Joyce became a mom at 19. I will never know the reality of that experience. She raised her children in small-town Jonesboro, Indiana, and then moved with my grandpa to Florida when I was young, maybe five or six. They moved back to Gas City, Indiana when I was in seventh grade. I remember unpacking the boxes at their new house on Walnut Street in my Aeropostale pajama pants, pulling up carpet and setting out furniture. It became my favorite place in the world, that little ranch near Main Street, within walking distance of the high school, the CVS and the Circle K. We went on road trips regularly to visit my grandparents when they lived in that house. The week after the seventh Harry Potter book came out, we packed up our van with family friends to make the three-hour trek, my eyes still puffy from crying through Fred’s death. I took my friend Kelly there in 8th grade, and we caught crawdads in the creek and made brownies at midnight. When I decided to go to Anderson University in Indiana, my best friends Hannah and Lisa and I road-tripped to the school and stayed at that house — we were seventeen. At nineteen, Lisa and I would stay the night a few summers later on our road-trip to Chicago and Duluth, Minnesota.

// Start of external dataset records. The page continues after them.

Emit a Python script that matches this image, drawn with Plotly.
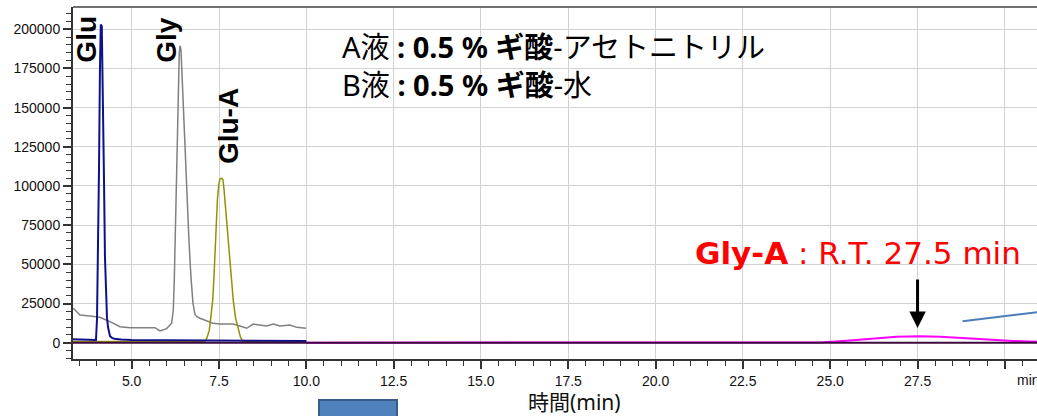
import plotly.graph_objects as go

# ---- chromatogram data: retention time (min) and detector response ----
glu_t = [3.32, 3.60, 3.90, 3.978, 4.007, 4.035, 4.064, 4.092, 4.115, 4.144, 4.178,
         4.207, 4.235, 4.264, 4.293, 4.322, 4.35, 4.38, 4.44, 4.50, 4.70, 5.0,
         6.0, 7.0, 8.0, 9.0, 10.0]
glu_y = [2200, 1900, 1600, 1700, 15000, 50000, 110000, 175000, 203000, 202000, 160000,
         105000, 55000, 28000, 16000, 10000, 6500, 4200, 3000, 2500, 2000, 1700,
         1500, 1400, 1300, 1200, 1100]

gly_t = [3.328, 3.52, 3.806, 4.092, 4.379, 4.665, 4.951, 5.238, 5.667, 5.811, 6.002,
         6.145, 6.191, 6.220, 6.248, 6.277, 6.305, 6.334, 6.363, 6.383, 6.411, 6.440,
         6.477, 6.526, 6.583, 6.640, 6.697, 6.755, 6.812, 6.869, 6.955, 7.328, 7.528,
         7.900, 8.101, 8.292, 8.481, 8.865, 9.054, 9.246, 9.532, 9.724, 9.990]
gly_y = [22000, 17700, 17000, 16200, 13400, 10200, 9600, 9600, 9600, 7500, 9000,
         12400, 20900, 40000, 70000, 100000, 135000, 165000, 185000, 189500, 187000, 172000,
         150000, 120000, 92000, 65000, 42000, 25000, 18000, 16600, 15600, 12400, 11900,
         11900, 10700, 9200, 11900, 10700, 11900, 10700, 11300, 9800, 9200]

glua_t = [3.32, 5.0, 6.5, 7.0, 7.098, 7.155, 7.222, 7.270, 7.319, 7.356, 7.385, 7.422,
          7.456, 7.494, 7.528, 7.571, 7.614, 7.643, 7.680, 7.728, 7.794, 7.851, 7.909,
          7.972, 8.052, 8.115, 8.178, 8.4, 9.0, 10.0]
glua_y = [800, 700, 600, 700, 1000, 3000, 8000, 17000, 27000, 42000, 59000, 78000,
          92000, 101000, 104500, 105000, 104000, 98000, 88000, 72000, 55000, 38000, 27000,
          16000, 8000, 3500, 1000, 600, 500, 500]

glya_t = [10.0, 24.0, 24.70, 25.47, 26.23, 26.90, 27.57, 28.14, 28.90, 29.67, 30.24, 30.92]
glya_y = [0, 0, 200, 1300, 2800, 3800, 4100, 3800, 2800, 1700, 1100, 640]

base_t = [3.32, 30.92]
base_y = [0, 0]

pointer_t = [28.79, 30.95]
pointer_y = [13660, 19480]

# ---- axes ----
x_ticks = [5.0, 7.5, 10.0, 12.5, 15.0, 17.5, 20.0, 22.5, 25.0, 27.5, 30.0]
x_labels = ["5.0", "7.5", "10.0", "12.5", "15.0", "17.5", "20.0", "22.5", "25.0", "27.5", ""]
y_ticks = [0, 25000, 50000, 75000, 100000, 125000, 150000, 175000, 200000]
y_labels = [str(v) for v in y_ticks]

peak_labels = ["Glu", "Gly", "Glu-A"]
peak_label_t = [3.72, 6.0, 7.79]
peak_label_y = [194000, 193000, 138300]

eluent_lines = ["A液 <b>: 0.5 % ギ酸</b>-アセトニトリル", "B液 <b>: 0.5 % ギ酸</b>-水"]

fig = go.Figure()
fig.add_trace(go.Scatter(x=gly_t, y=gly_y, mode="lines", line=dict(color="#808080", width=1.5)))
fig.add_trace(go.Scatter(x=glua_t, y=glua_y, mode="lines", line=dict(color="#929208", width=1.5)))
fig.add_trace(go.Scatter(x=glu_t, y=glu_y, mode="lines", line=dict(color="#10108c", width=2)))
fig.add_trace(go.Scatter(x=glya_t, y=glya_y, mode="lines", line=dict(color="#ff00ff", width=2)))
fig.add_trace(go.Scatter(x=base_t, y=base_y, mode="lines", line=dict(color="#3c0a3c", width=2)))
fig.add_trace(go.Scatter(x=pointer_t, y=pointer_y, mode="lines", line=dict(color="#4a7ebb", width=2)))

tick_font = dict(family="Liberation Sans, Arial, sans-serif", size=14, color="#111111")
fig.update_xaxes(
    range=[3.32, 30.92], tickmode="array", tickvals=x_ticks, ticktext=x_labels,
    ticks="outside", ticklen=8, tickwidth=1.5, tickcolor="#333333",
    minor=dict(dtick=0.5, ticks="outside", ticklen=5, tickwidth=1.2, tickcolor="#333333", showgrid=False),
    showgrid=True, gridcolor="#d2d2d2", gridwidth=1,
    showline=True, linecolor="#333333", linewidth=2, zeroline=False,
    tickfont=tick_font,
)
fig.update_yaxes(
    range=[-10400, 214200], tickmode="array", tickvals=y_ticks, ticktext=y_labels,
    ticks="outside", ticklen=8, tickwidth=1.5, tickcolor="#333333",
    minor=dict(dtick=5000, ticks="outside", ticklen=5, tickwidth=1.2, tickcolor="#333333", showgrid=False),
    showgrid=True, gridcolor="#d2d2d2", gridwidth=1,
    showline=True, linecolor="#333333", linewidth=2, zeroline=False,
    tickfont=tick_font,
)

shapes = [
    # top frame
    dict(type="line", xref="paper", yref="paper", x0=0, x1=1, y0=1, y1=1,
         line=dict(color="#707070", width=2)),
    # white panels behind the text blocks
    dict(type="rect", xref="paper", yref="paper", x0=0.2593, x1=0.7745, y0=0.699, y1=0.963,
         fillcolor="white", line=dict(width=0), layer="between"),
    dict(type="rect", xref="paper", yref="paper", x0=0.635, x1=1.0, y0=0.2244, y1=0.386,
         fillcolor="white", line=dict(width=0), layer="between"),
    # blue button below the axis
    dict(type="rect", xref="paper", yref="paper", x0=0.2552, x1=0.3361, y0=-0.22, y1=-0.1165,
         fillcolor="#4f81bd", line=dict(color="#385d8a", width=2)),
]

annotations = []
for name, t, v in zip(peak_labels, peak_label_t, peak_label_y):
    annotations.append(dict(x=t, y=v, xref="x", yref="y", text="<b>%s</b>" % name,
                            textangle=-90, showarrow=False, xanchor="center", yanchor="middle",
                            font=dict(family="Liberation Sans, Arial, sans-serif", size=28, color="black")))

jp_font = "Noto Sans, Noto Sans CJK JP, sans-serif"
annotations.append(dict(
    x=(340 - 73) / 964, y=(359 - 65) / 352, xref="paper", yref="paper",
    xanchor="left", yanchor="middle", align="left", showarrow=False,
    text="<br>".join(eluent_lines), font=dict(family=jp_font, size=29, color="black")))
annotations.append(dict(
    x=(693 - 73) / 964, y=0.301, xref="paper", yref="paper", xanchor="left", yanchor="middle",
    showarrow=False, text="<b>Gly-A</b> : R.T. 27.5 min",
    font=dict(family="DejaVu Sans, sans-serif", size=31, color="#ff0000")))
# arrow pointing at the Gly-A peak
annotations.append(dict(x=27.5, y=9400, ax=27.5, ay=41300, xref="x", yref="y", axref="x", ayref="y",
                        text="", showarrow=True, arrowhead=2, arrowsize=1.1, arrowwidth=3,
                        arrowcolor="black", standoff=0))
# unit label at the end of the time axis
annotations.append(dict(x=(1015 - 73) / 964, y=-0.0597, xref="paper", yref="paper",
                        xanchor="left", yanchor="middle", showarrow=False, text="min",
                        font=tick_font))
# axis title
annotations.append(dict(x=(574 - 73) / 964, y=(359 - 402) / 352, xref="paper", yref="paper",
                        xanchor="center", yanchor="middle", showarrow=False, text="時間(min)",
                        font=dict(family=jp_font, size=21, color="#111111")))

fig.update_layout(
    width=1037, height=416, margin=dict(l=73, r=0, t=7, b=57),
    paper_bgcolor="white", plot_bgcolor="white", showlegend=False,
    shapes=shapes, annotations=annotations,
)

fig.write_html("out.html")
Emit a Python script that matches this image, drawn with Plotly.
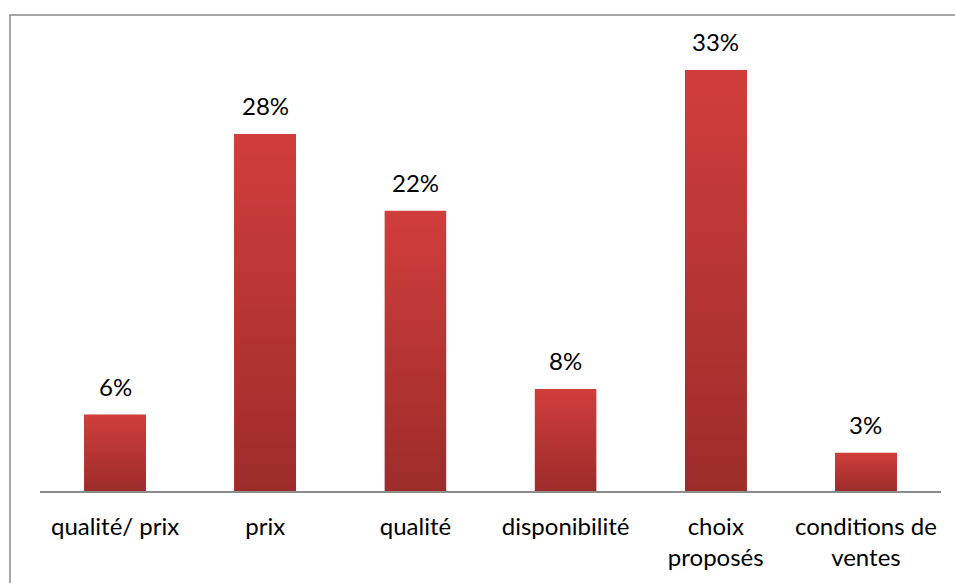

Probably the best decision I made as a young person was to go to school near my grandparents. They would come down to Anderson on a Sunday and take me out to the Cracker Barrel. They were the first to meet my (second) college boyfriend and report their thoughts back to my family, which conveniently happened the same morning that my grandma lost a tooth. My boyfriend didn’t seem to care, and my family still laughs about it. On a particularly confusing and fraught week during my Junior year, I drove to their house crying, walking in without knocking and sitting down at the little table in the kitchen for salmon patties and a little bit of extra love. Mamaw always had cookies waiting for me if she knew I was on my way, and if it was warm out she was usually in the yard when I pulled up, gardening or sitting on the porch swing. She’d hug me goodbye every time with a kiss on the head and “I love my Laura.”

In 2020, when we were doing church online, my mom and I road-tripped to Indiana regularly. We had Christmas there that year, and Thanksgiving there the year after. When we lost Papaw in December of 2019, we all naturally gravitated toward spending more time with Mamaw at the house. We’d splay out on her couches, reading books and watching TV. We’d go to our favorite bookstore and coffee shop, drinking honey lattes and spending too much money at the T. J. Maxx in Marion. That house and that city have always been my favorite place to be, and those people are still my favorite company to keep.

At our coffee shop in Indiana. Not sure who gave me the ten dollars, but I usually never had to pay for my own coffee.

It is sad how you don’t always realize these things until a person is dying, or until you’ve had to say a permanent kind of goodbye. I am not someone who is quick to love. I’m deeply independent, and while I’m quick to show affection, and to feel warmly toward people, dependent love takes time to form itself in me. I don’t take to it quickly, because I have learned how hard the goodbyes are. But my grandma was there before I learned to fear goodbyes, and so I clung to her easily as a young child. As I got older, I began to wonder after every visit if it was the last time I would see her, I so feared her death. I always made sure that my grandparents never left without my giving them a proper goodbye, just in case. I had been preparing myself to lose her for at least twenty years, and I still wasn’t ready. It feels unreal, and empty. We cannot prepare ourselves to lose the ones we love — we can only love them, right here, right now.

When my grandparents lived in Florida we went down to visit a few times. The first time we went I was in second grade, and had just started piano lessons. I took my Suzuki book and would tap the rhythm to the first song, Honeybee, just as my instructor had taught me to do. I don’t know if this is a real memory, or just a dream I’ve had over and over again, but I remember sitting in that condo, knowing my grandma was near, that everyone I loved was around me, letting that feeling soak in as I tapped out that song and hummed it aloud. The air was soft and humid, and I felt at peace. I still tap that song out to this day, mostly when I feel content and happy in my own skin. It’s that same feeling I experienced in Florida at eight years old — of being surrounded, cocooned by those I love the most. It is that feeling, more than anything, that I think is Mamaw’s legacy to me: a reminder to let myself be open, to allow myself to be vulnerable and dependent, so that the warmth can settle in.